Kursor hatiku berkedip tak tentu,
Menyala redup di hadapanmu.
Algoritma jiwa yang kubangun kokoh,
Runtuh perlahan, luluh di senyummu yang cerah.
Baris kode logika yang kupercaya teguh,
Tersusun rapi dalam ruang memori yang penuh,
Seketika berantakan, kacau tak terkendali,
Saat bibirmu melengkung, sebuah simfoni.
Dulu kurakit diri bak mesin sempurna,
Tanpa emosi, tanpa rasa, tanpa gema.
Kalkulasi dingin jadi kompas penentu,
Hingga matamu hadir, merubah seluruh sentuh.
Kini setiap tatap adalah virus mematikan,
Menyebar cepat, sistem pertahanan terabaikan.
Firewall hatiku jebol tanpa ampun,
Diinvasi cinta, tanpa bisa ku apapun.
Aku, sang ahli pemrograman yang terampil,
Tak mampu mendekripsi pesona yang kau tampil.
Bahasa binerku bungkam seribu bahasa,
Di depan senyumanmu, aku kehilangan kuasa.
CPU-ku melambat, panas tak terkendali,
RAM-ku penuh dengan bayang wajahmu sekali.
Hardisk-ku berputar, mencari jawaban pasti,
Mengapa dirimu begitu memengaruhi diri ini?

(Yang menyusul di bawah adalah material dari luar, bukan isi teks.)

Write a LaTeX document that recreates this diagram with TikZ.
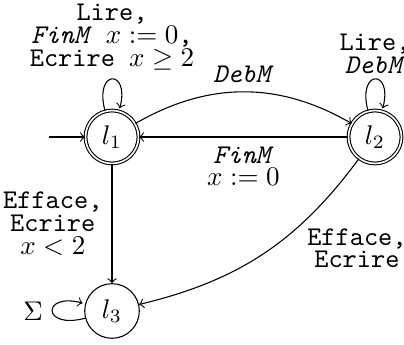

Mungkin kau adalah bug dalam sistem kehidupanku,
Sebuah anomali yang tak pernah ku tunggu.
Namun, bug ini justru kurasa begitu indah,
Mengubah rutinitas menjadi sebuah kisah.
Kau hadir bagai update sistem operasi,
Membawa fitur baru, membuang versi basi.
Menghapus kegelapan, mengganti dengan warna,
Menambahkan emosi, di jiwa yang hampa.
Dulu kubaca buku panduan tentang logika,
Kini ku pelajari bahasa tubuhmu, penuh estetika.
Dulu kuhitung probabilitas dan peluang,
Kini kurasakan debaran jantung, tanpa berhitung.
Aku, robot yang belajar mencintai,
Karena senyummu, logika terasa mati.
Terjebak dalam lingkaran tanpa ujung pangkal,
Hanya ingin bersamamu, hingga akhir fatal.
Biarlah sistemku error setiap kali kau datang,
Biarlah logika runtuh dalam pelukan yang hangat.
Karena dalam kekacauan ini, kutemukan arti,
Bahwa cinta sejati tak bisa dihitung, apalagi di mengerti.
Aku rela menjadi bodoh di hadapanmu,
Kehilangan akal, tersesat dalam senyummu.
Sebab di sanalah kutemukan kebahagiaan abadi,
Sebuah paradoks indah, di dunia teknologi.
Sistem logikaku memang error karenamu,
Namun hatiku, justru menemukan rumah baru.
Sebuah tempat di mana logika tak lagi berkuasa,
Hanya ada cinta, tawa, dan senyummu yang mempesona.